Trending News|August 12, 2014 02:58 EDT
Missing Plane Found? Rumors False, Malaysian Airlines Flight MH370 Search Continues With KD Mutiara Setting Sail
Despite random reports online that Malaysia Airlines Flight MH370 may have been found, there still remains no firm evidence of the plane's whereabouts, and the search for the missing plane continues.
Five months into the search for the ill-fated Malaysian Airlines Flight MH370, and in efforts to continue to ramp up the search, the Royal Malaysian Navy has decided to send KD Mutiara to join search efforts in the Southern Indian Ocean.
KD Mutiara is a hydrographic vessel reportedly fully-equipped with sonar equipment capable of detecting objects up to 11,000 meters below the sea surface. The ship left the Malaysian Navy base in the state of Perak on Monday, August 4, 2014.
KD Mutiara is manned by 19 Royal Malaysian Navy officers and 118 other sailors. According to the Malaysian authorities, the navy vessel is also capable of measuring objects with distance of up to 7,000 meters from the surface.
Vice-Admiral Datuk Mohamad Roslan Ramli, Malaysian Navy fleet commander, announced that the navy vessel will be reporting to Australia's Military Coordination Sub Surface in Perth once it arrives in the Southern Indian Ocean, which the Malaysian Navy expects to be somewhere around the 18th of August.

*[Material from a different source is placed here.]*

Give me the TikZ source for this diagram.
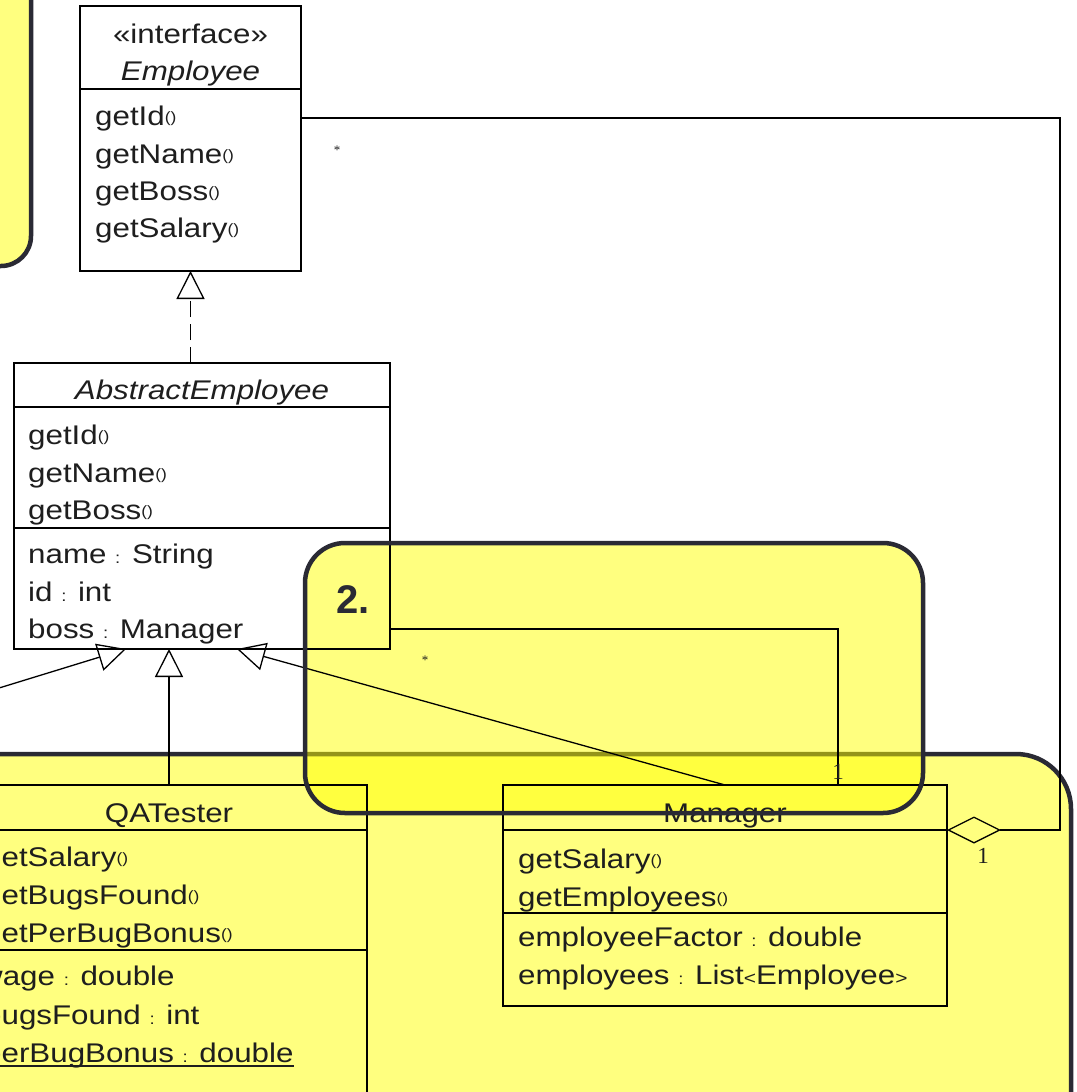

According to the fleet commander, nearly fifty percent of the Southern Indian Ocean search area has been covered by the search operations so far. Roslan added that the search efforts would continue until the Malaysian plane is found.
KD Mutiara will be joining the Chinese Zhu Kezhen and the Australian Fugro Equator, both state-of-the-art survey ships.
Australia has taken over, as the lead for the search of the missing Malaysian plane since March, and together with China and other countries, has deployed numerous aerial and sea search teams across the Indian Ocean.